Same-sex couple rejected by bridal boutique fires back
A gay couple who was turned away from a bridal store for reasons of “faith” is hitting back on social media.
On July 8, Julie Ann Samanas, 30, and Shannon Kennedy, 34, visited W.W. Bridal Boutique in Bloomsburg, Pennsylvania, to purchase Julie’s wedding dress (to match Kennedy’s custom-made tux) for their March 2018 nuptials.
“We arrived for our appointment and were asked to fill out a questionnaire about our budget and the dress, and where it asked for the groom’s name, Julie wrote ‘bride,’” Kennedy, a corrections officer, told Yahoo Style.
According to Kennedy, a saleswoman helping the couple then asked, “Is this for a same-sex wedding?” When Shannon answered yes, the woman replied, “We don’t know if you’ve heard, but we’re Christian and we don’t believe in same-sex marriage. We can’t sell you a dress.”
Stunned, the couple of one year looked at each other. “We were just like, ‘OK…’” says Kennedy. “Then we went to our next dress appointment.”
Later that afternoon, Julie Ann posted about the experience on Facebook. “I’ll gladly take my money somewhere else, when a business won’t allow you to try on wedding dresses simply because you’re gay,” she wrote, tagging the bridal store.
The post received hundreds of comments and many called the incident “unacceptable” and discriminatory.

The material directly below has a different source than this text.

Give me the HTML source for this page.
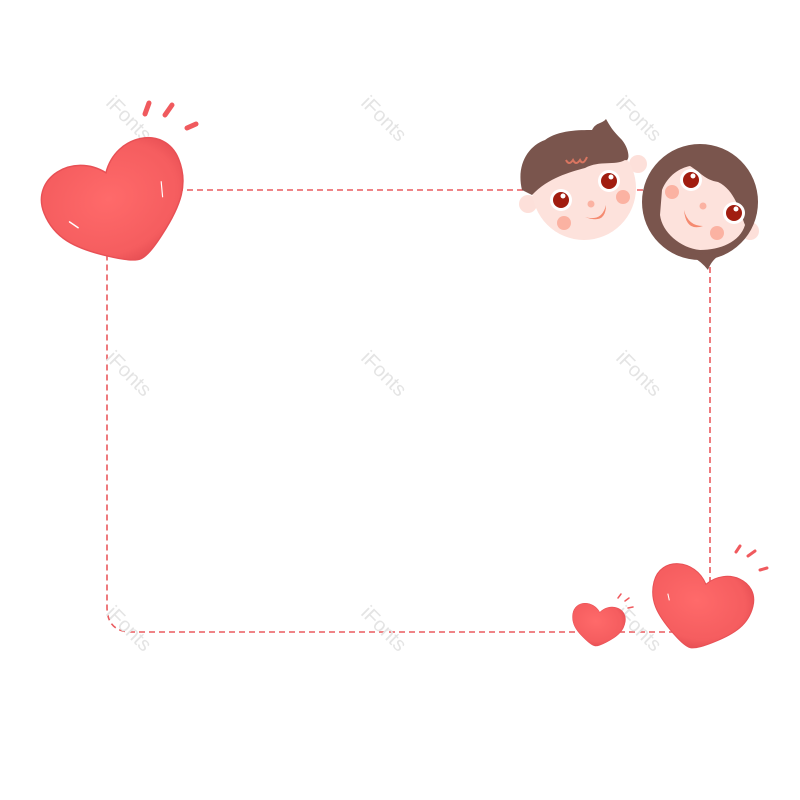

W.W. Bridal Boutique co-owner Victoria Miller did not return Yahoo Style’s request for comment. But according to Philadelphia Gay News, the store posted and then deleted the following message: “The owners of W.W. Bridal Boutique reserve the rights afforded to them by the First Amendment of the Constitution to live out our lives according to our faith. ‘Congress shall make no law respecting an establishment of religion, or prohibiting the free exercise thereof.’ We will continue to serve our customers based on the tenets of our faith.”
This is the second time that W.W. Bridal Boutique has been involved in a discrimination incident, according to PGN. The site reports that in 2014, the owners refused to give an appointment to a lesbian couple, sparking the Bloomsburg town council to propose an LGBT nondiscrimination ordinance, which ultimately did not pass.
However, Samanas and Kennedy refuse to let the negative experience ruin their search for the perfect wedding dress. “The other bridal stores we’ve visited were awesome,“ says Kennedy. “Now, Julie is narrowing down her choices.”